Le jour nait difficilement, les feuilles se font rares, le figuier ressemble au squelette d'un monstre préhistorique. L'érable blessé par la tempête nous aura offert un bain de sang sur l'herbe jaune, le doux chat noir a saigné sans haine une musaraigne dont il reste peu. De l'automne rouge à l'hiver noir, il s'en faut de quelques jours, quelques semaines au plus pour que noircissent à leur tour les feuilles tombées au sol, et seuls à demeurer houx et lierres d'un vert sombre, et la mésange charbonnière perchée sur le réverbère kitsch, et nous calfeutrés, à se demander si le jour va naître -il semblerait que non- s'il ne serait pas temps d'installer la mangeoire avec la boule de graisse et les graines de tournesol -d'évidence oui. Mais où l'installer dans la nuit, hors d'atteinte du chat noir dont le grelot tragique menace le rouge-gorge que la faim rend audacieux?
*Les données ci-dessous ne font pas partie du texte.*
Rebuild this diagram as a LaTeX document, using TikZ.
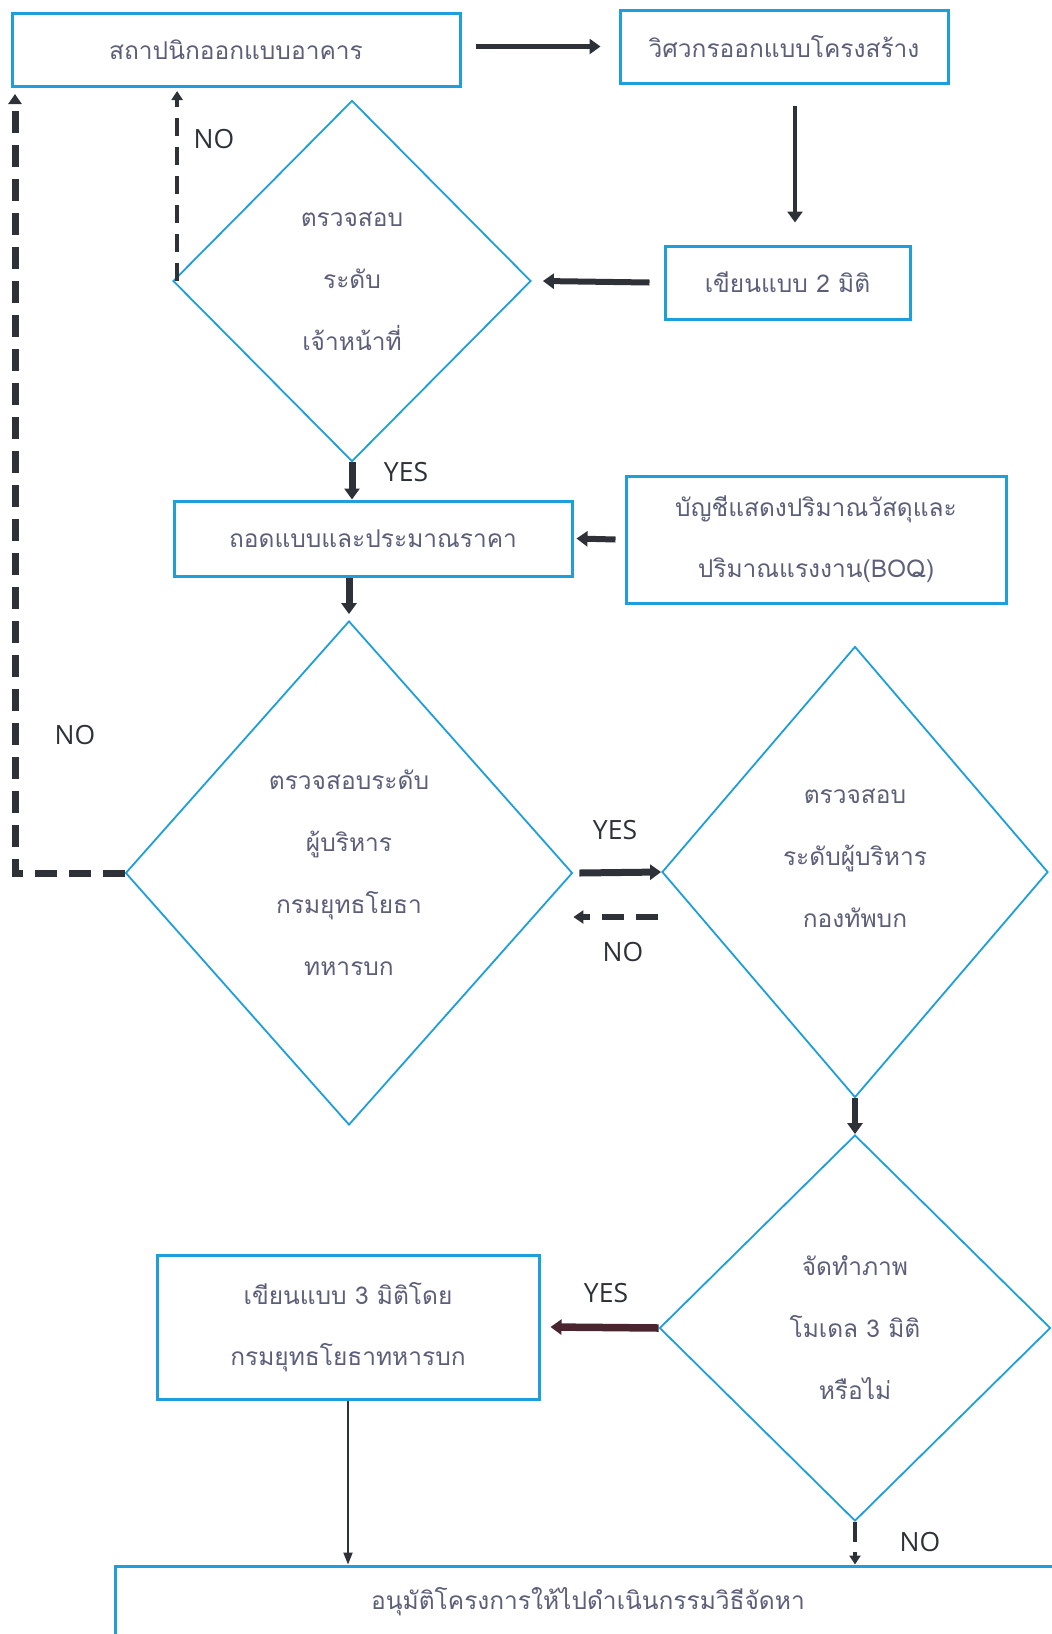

Ce sont nos graves questions, les graines de courges iront aussi, l'or, le sang, la nuit noire le jour hésitant.
Le ravaudeur n'a pas collecté toutes les pièces du puzzle. Le ravaudeur ravaude, j'entends par là qu'entre les morceaux de sa peine il suture, et que suturant il renonce à l'unité de ce qu'il rassemble et sa tâche c'est de faire tenir ensemble, et son travail un manteau d'Arlequin.
La ville au bord de l’eau
vendredi 19 novembre 2021
vendredi 12 novembre 2021
Le jardin sans nom
Il fait froid ce matin et décidément le bureau plus froid que les autres pièces, mais aussi la première à prendre le soleil qui s'élève au dessus des arbres et frappe les carreaux. Les dernières feuilles, caduques, perlent et gouttent du gel fondu, celles du figuier pendent comme des torchons sales et tomberont avant les fruits verts qui n'auront pas mûri, tant pis, c'est le hasard des fruits, cette année n'était pas celle des fruitiers, ça reviendra, sans doute, encore, ça reviendra les prunes, les pommes et les poires, nous n'avons pas encore brisé tous les cycles. Restent des roses vitrifiées par le gel, qui persistent à s'ouvrir, deux fleurs de primevères égarées dans l'automne, et tant que je ne sais pas nommer. Il faudrait noter les noms qu'on nous indique, dessiner un plan du jardin dit Patrick, Tanguy n'en est pas persuadé, on ne notera rien, on laissera pousser, les noms se feront oublier, les fleurs nous les rappelleront.
mercredi 3 novembre 2021
Le temps qu'il fait
Il faut maintenant désapprendre, vivre chaque matin comme une nouvelle ignorance, se méfier des mots précis et des phrases qui s'ourlent comme une robe trop bien coupée pour être honnête, se réjouir des insectes insensés qui peuplent le jardin, reconnaître qu'on a tout oublié des fleurs et des simples, qu'on n'identifie que les roses et les arbres, et encore, pas tous -on avait pris le catalpa pour un noyer, va pour le catalpa, les noix me donnent des aphtes. Une branche de l'érable est tombée dans la mare, un pont rouge sur les eaux noires, cela ne me rappelle rien, ça qui me fait du bien, c'est une vie sans précédent, des premières fois tout le temps dans le jardin dans la maison le pire n'est pas toujours certain, on plante un rosier black baccara, nom ridicule, pourpre velouté, on plante des arbres comme si rien n'allait se passer, rien de fâcheux, le temps qu'il fait, comme si tout allait continuer, les feuilles jaunes de novembre, les herbes blanches des premières gelées, il gèle encore, il pleut sur le bocage, il pleut encore pas mal, l'eau pas encore rare ici, on ferme les volets sur le temps qu'il fait, le temps que nous avons défait.